Exercise goal
Pictures excluded, reproduce exactly the lines below from the one with "Write the Plotly.js code for this chart." through the one with "50, 37, 0, 0];", both included.

Material provided
+--

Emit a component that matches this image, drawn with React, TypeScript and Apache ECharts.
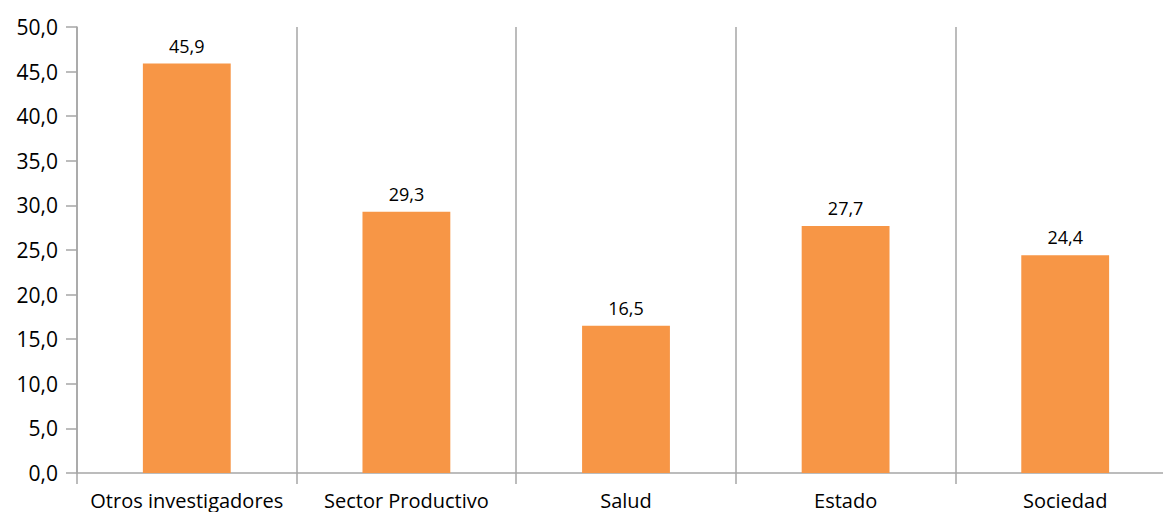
import React, { useEffect, useRef } from "react";
import * as echarts from "echarts";

const categories = ["Otros investigadores", "Sector Productivo", "Salud", "Estado", "Sociedad"];
const values = [45.9, 29.3, 16.5, 27.7, 24.4];

const fmt = (v: number) => v.toFixed(1).replace(".", ",");
const FONT = "Open Sans";

export default function App() {
  const ref = useRef<HTMLDivElement>(null);
  useEffect(() => {
    if (!ref.current) return;
    const chart = echarts.init(ref.current, undefined, { renderer: "svg" });
    chart.setOption({
      animation: false,
      grid: { left: 77, top: 27, width: 1098, bottom: 39, containLabel: false },
      xAxis: {
        type: "category",
        data: categories,
        boundaryGap: true,
        axisLine: { show: true, lineStyle: { color: "#A6A6A6", width: 1.5 } },
        axisTick: { show: true, length: 11, lineStyle: { color: "#A6A6A6", width: 1.5 } },
        splitLine: { show: true, lineStyle: { color: "#A6A6A6", width: 1.5 } },
        axisLabel: { color: "#000", fontFamily: FONT, fontSize: 20, margin: 17, interval: 0 },
      },
      yAxis: {
        type: "value",
        min: 0,
        max: 50,
        interval: 5,
        axisLine: { show: true, lineStyle: { color: "#A6A6A6", width: 1.5 } },
        axisTick: { show: true, length: 11, lineStyle: { color: "#A6A6A6", width: 1.5 } },
        splitLine: { show: false },
        axisLabel: { color: "#000", fontFamily: FONT, fontSize: 21, margin: 19, formatter: (v: number) => fmt(v) },
      },
      series: [
        {
          type: "bar",
          data: values,
          barWidth: "40%",
          itemStyle: { color: "#F79646" },
          label: {
            show: true,
            position: "top",
            distance: 9,
            color: "#000",
            fontFamily: FONT,
            fontSize: 18,
            formatter: (p: any) => fmt(p.value),
          },
        },
      ],
    });
    return () => chart.dispose();
  }, []);
  return (
    <div style={{ position: "fixed", left: 0, top: 0, width: 1163, height: 512, overflow: "hidden", background: "#fff" }}>
      <div ref={ref} style={{ width: 1200, height: 512 }} />
    </div>
  );
}
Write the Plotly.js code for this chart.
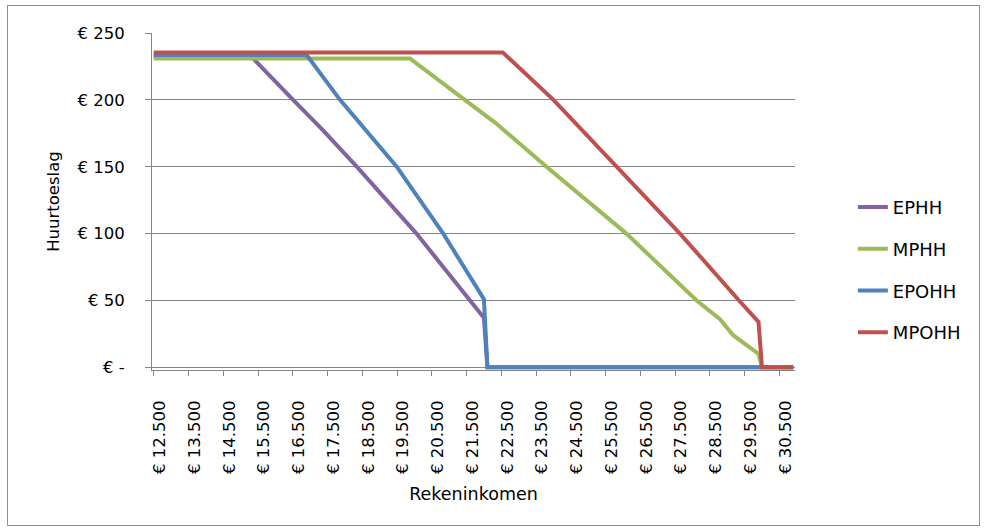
<!DOCTYPE html>
<html><head><meta charset="utf-8">
<script src="https://cdn.plot.ly/plotly-3.0.1.min.js"></script>
<style>
html,body{margin:0;padding:0;background:#fff}
#chart{width:985px;height:531px;position:absolute;left:0;top:0}
#frame{position:absolute;left:7px;top:5px;width:971px;height:519px;border:1px solid #8e8e8e;pointer-events:none}
</style>
</head><body>
<div id="chart"></div><div id="frame"></div>
<script>
// Series: income (Rekeninkomen) vs rent subsidy (Huurtoeslag)
const seriesNames = ['EPHH', 'MPHH', 'EPOHH', 'MPOHH'];
const seriesColors = ['#8064A2', '#9BBB59', '#4F81BD', '#C0504D'];

const ephhX = [12500, 15320, 16510, 17380, 18340, 20060, 21600, 22000, 22100, 30900];
const ephhY = [232, 232, 200, 177, 150, 100, 50, 37, 0, 0];

const mphhX = [12500, 19870, 21450, 22320, 23800, 26100, 28120, 28790, 29170, 29900, 30000, 30900];
const mphhY = [231, 231, 200, 183, 150, 100, 50, 36, 24, 10, 0, 0];

const epohhX = [12500, 16900, 17860, 19490, 20830, 22000, 22100, 30900];
const epohhY = [233.5, 233.5, 200, 150, 100, 51, 0, 0];

const mpohhX = [12500, 22540, 24000, 25820, 27640, 29340, 29900, 30000, 30900];
const mpohhY = [235.5, 235.5, 200, 150, 100, 50, 34, 0, 0];

const xTickVals = [12500, 13500, 14500, 15500, 16500, 17500, 18500, 19500, 20500, 21500,
                   22500, 23500, 24500, 25500, 26500, 27500, 28500, 29500, 30500];
const xTickText = ['€ 12.500', '€ 13.500', '€ 14.500', '€ 15.500', '€ 16.500', '€ 17.500',
                   '€ 18.500', '€ 19.500', '€ 20.500', '€ 21.500', '€ 22.500', '€ 23.500',
                   '€ 24.500', '€ 25.500', '€ 26.500', '€ 27.500', '€ 28.500', '€ 29.500', '€ 30.500'];
const yTickVals = [0, 50, 100, 150, 200, 250];
const yTickText = ['€ -', '€ 50', '€ 100', '€ 150', '€ 200', '€ 250'];

const xs = [ephhX, mphhX, epohhX, mpohhX];
const ys = [ephhY, mphhY, epohhY, mpohhY];

const FONT = 'DejaVu Sans, Verdana, sans-serif';
const traces = seriesNames.map((n, i) => ({
  type: 'scatter', mode: 'lines', name: n, x: xs[i], y: ys[i],
  legendgroup: n,
  line: {color: seriesColors[i], width: 4, shape: 'linear'},
  hoverinfo: 'x+y+name'
}));

const layout = {
  width: 985, height: 531,
  margin: {l: 152, r: 190, t: 33, b: 161, pad: 0},
  paper_bgcolor: '#ffffff', plot_bgcolor: '#ffffff',
  font: {family: FONT, size: 16, color: '#000'},
  showlegend: true,
  legend: {
    x: 1.09, xanchor: 'left', y: 0.2975, yanchor: 'middle',
    font: {family: FONT, size: 18, color: '#000'},
    tracegroupgap: 15.4, itemwidth: 30, bgcolor: 'rgba(0,0,0,0)', borderwidth: 0
  },
  xaxis: {
    range: [12450, 30950], type: 'linear',
    tickmode: 'array', tickvals: xTickVals, ticktext: xTickText,
    tickangle: -90, ticks: 'outside', ticklen: 5, tickcolor: '#868686', tickwidth: 1,
    ticklabelstandoff: 18, ticklabelshift: 6,
    tickfont: {family: FONT, size: 16.5, color: '#000'},
    showline: true, linecolor: '#868686', linewidth: 1,
    showgrid: false, zeroline: false, automargin: false, fixedrange: true,
    title: {text: 'Rekeninkomen', font: {family: FONT, size: 17.5, color: '#000'}, standoff: 14}
  },
  yaxis: {
    range: [-2, 250], type: 'linear',
    tickmode: 'array', tickvals: yTickVals, ticktext: yTickText,
    ticks: 'outside', ticklen: 6, tickcolor: '#868686', tickwidth: 1,
    ticklabelstandoff: 17,
    tickfont: {family: FONT, size: 16.5, color: '#000'},
    showline: true, linecolor: '#868686', linewidth: 1,
    showgrid: true, gridcolor: '#868686', gridwidth: 1,
    zeroline: false, automargin: false, fixedrange: true,
    title: {text: 'Huurtoeslag', font: {family: FONT, size: 16.5, color: '#000'}, standoff: 13}
  }
};

Plotly.newPlot('chart', traces, layout, {displayModeBar: false, staticPlot: true});
</script>
</body></html>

+--

Result of this task
Write the Plotly.js code for this chart.
<!DOCTYPE html>
<html><head><meta charset="utf-8">
<script src="https://cdn.plot.ly/plotly-3.0.1.min.js"></script>
<style>
html,body{margin:0;padding:0;background:#fff}
#chart{width:985px;height:531px;position:absolute;left:0;top:0}
#frame{position:absolute;left:7px;top:5px;width:971px;height:519px;border:1px solid #8e8e8e;pointer-events:none}
</style>
</head><body>
<div id="chart"></div><div id="frame"></div>
<script>
// Series: income (Rekeninkomen) vs rent subsidy (Huurtoeslag)
const seriesNames = ['EPHH', 'MPHH', 'EPOHH', 'MPOHH'];
const seriesColors = ['#8064A2', '#9BBB59', '#4F81BD', '#C0504D'];

const ephhX = [12500, 15320, 16510, 17380, 18340, 20060, 21600, 22000, 22100, 30900];
const ephhY = [232, 232, 200, 177, 150, 100, 50, 37, 0, 0];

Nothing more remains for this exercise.